The service combines smart contracts, price feeds, and automated, on-chain execution to allow short-term price bets to be rolled over or settled in bitcoin without Abra taking custody of private keys or assets, according to the company.

All the legal, regulatory and intermediation costs that go into protecting people's rights in existing derivatives contracts, with multiple middlemen, lawyers and compliance officers taking their cut, are absorbed instead by the consensus-driven decentralized network running the blockchain.

The combination of the Internet of Things and non-fungible tokens means that a wider array of assets, whether physical goods or digital products, will soon be given tradable digital representation.

Abra-style contracts could allow efficient hedging mechanisms and synthetic investment strategies to evolve around what is an almost endless array of assets.

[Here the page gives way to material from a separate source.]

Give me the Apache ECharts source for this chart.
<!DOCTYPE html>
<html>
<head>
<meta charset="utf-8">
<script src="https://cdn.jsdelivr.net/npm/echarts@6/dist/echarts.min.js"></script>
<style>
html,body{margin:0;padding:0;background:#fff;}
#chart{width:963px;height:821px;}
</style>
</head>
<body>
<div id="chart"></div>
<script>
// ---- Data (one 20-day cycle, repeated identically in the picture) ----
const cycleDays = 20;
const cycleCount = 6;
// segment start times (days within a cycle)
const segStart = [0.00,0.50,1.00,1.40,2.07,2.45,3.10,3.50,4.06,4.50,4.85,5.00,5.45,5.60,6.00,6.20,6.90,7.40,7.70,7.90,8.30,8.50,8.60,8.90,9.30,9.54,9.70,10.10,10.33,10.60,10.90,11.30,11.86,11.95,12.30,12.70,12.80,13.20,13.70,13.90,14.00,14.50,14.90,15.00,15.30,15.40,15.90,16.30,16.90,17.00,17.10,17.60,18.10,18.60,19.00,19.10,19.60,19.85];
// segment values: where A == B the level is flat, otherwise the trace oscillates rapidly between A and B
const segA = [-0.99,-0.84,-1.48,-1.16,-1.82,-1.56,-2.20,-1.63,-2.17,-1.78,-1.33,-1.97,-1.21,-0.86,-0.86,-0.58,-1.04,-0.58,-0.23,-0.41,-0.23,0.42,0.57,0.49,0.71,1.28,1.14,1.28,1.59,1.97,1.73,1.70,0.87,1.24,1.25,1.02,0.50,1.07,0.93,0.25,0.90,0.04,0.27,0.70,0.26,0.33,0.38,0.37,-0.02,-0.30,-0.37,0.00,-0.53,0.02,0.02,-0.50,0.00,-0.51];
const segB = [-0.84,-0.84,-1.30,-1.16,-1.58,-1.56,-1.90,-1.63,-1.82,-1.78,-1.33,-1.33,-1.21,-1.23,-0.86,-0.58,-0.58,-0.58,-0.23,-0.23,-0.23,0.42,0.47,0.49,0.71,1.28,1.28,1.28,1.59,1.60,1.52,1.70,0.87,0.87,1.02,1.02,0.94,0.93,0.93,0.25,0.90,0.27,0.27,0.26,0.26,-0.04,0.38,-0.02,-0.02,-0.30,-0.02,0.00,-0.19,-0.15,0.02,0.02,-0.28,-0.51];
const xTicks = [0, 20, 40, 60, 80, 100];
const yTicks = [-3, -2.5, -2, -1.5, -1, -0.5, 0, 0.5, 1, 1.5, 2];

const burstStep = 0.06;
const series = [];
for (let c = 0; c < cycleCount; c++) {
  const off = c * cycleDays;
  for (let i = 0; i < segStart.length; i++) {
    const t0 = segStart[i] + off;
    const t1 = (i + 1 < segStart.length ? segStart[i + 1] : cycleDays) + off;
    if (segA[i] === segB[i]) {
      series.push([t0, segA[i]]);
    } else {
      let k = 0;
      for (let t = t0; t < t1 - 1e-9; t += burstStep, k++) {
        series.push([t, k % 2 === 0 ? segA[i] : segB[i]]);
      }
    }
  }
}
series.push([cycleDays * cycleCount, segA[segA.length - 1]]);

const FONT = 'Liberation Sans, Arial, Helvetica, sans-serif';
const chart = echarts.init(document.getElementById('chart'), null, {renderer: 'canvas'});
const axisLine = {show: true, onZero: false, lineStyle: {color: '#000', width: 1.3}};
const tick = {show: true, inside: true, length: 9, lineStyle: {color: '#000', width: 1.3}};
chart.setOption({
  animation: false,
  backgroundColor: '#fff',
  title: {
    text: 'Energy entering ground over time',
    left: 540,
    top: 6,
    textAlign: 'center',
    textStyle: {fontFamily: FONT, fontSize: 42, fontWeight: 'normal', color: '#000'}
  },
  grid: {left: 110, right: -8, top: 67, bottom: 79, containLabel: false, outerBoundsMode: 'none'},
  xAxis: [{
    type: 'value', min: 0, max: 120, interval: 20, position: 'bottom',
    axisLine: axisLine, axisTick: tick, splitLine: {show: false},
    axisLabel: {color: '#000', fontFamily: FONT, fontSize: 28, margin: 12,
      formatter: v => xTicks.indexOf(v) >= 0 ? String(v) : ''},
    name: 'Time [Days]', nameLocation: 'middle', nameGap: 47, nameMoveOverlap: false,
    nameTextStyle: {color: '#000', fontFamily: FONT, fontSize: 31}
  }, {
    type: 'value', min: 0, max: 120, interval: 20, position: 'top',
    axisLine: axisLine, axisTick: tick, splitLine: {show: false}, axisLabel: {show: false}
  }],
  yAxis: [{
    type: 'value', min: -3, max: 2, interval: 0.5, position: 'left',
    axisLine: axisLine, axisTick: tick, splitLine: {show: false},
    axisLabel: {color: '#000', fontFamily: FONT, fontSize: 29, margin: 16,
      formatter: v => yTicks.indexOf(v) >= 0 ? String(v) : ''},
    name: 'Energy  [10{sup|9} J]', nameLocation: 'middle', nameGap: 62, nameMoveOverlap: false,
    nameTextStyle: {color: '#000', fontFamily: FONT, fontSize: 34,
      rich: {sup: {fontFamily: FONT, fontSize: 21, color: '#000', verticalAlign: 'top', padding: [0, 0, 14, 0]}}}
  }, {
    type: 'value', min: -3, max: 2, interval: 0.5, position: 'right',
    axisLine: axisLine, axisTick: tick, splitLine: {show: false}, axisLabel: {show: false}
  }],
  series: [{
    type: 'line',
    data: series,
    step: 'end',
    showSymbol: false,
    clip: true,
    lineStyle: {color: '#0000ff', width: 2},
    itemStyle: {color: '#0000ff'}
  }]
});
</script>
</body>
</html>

What you still need, of course, are exchanges that match buyers and sellers of the underlying assets so that they enjoy efficient and effective price discovery.

The problem is that investors have until now had to trust retail exchanges with custody of their crypto assets.

Arwen's tech offers further validation for the development of "Layer 2" solutions that revolve around the combination of smart contracts, multi-signature lock-ups of assets, and "Atomic swaps." Other ideas for decentralized asset trading are being developed on top the Lightning Network and by projects such as the Komodo Platform.

Add to these advances the work on security token offerings, or STOs, by the likes of Polymath, Swarm and Securrency and we can start to imagine a future in which fractionalized claims of any size on mainstream, real-world assets are traded in a peer-to-peer manner and settled in real-time with very low risk.

Just as it would have been wrong to assume that the Internet's usability would forever be confined by the snail pace of 14.4 kbps dial-up modems, so too is it misguided to assume that blockchain technology is stuck in one place.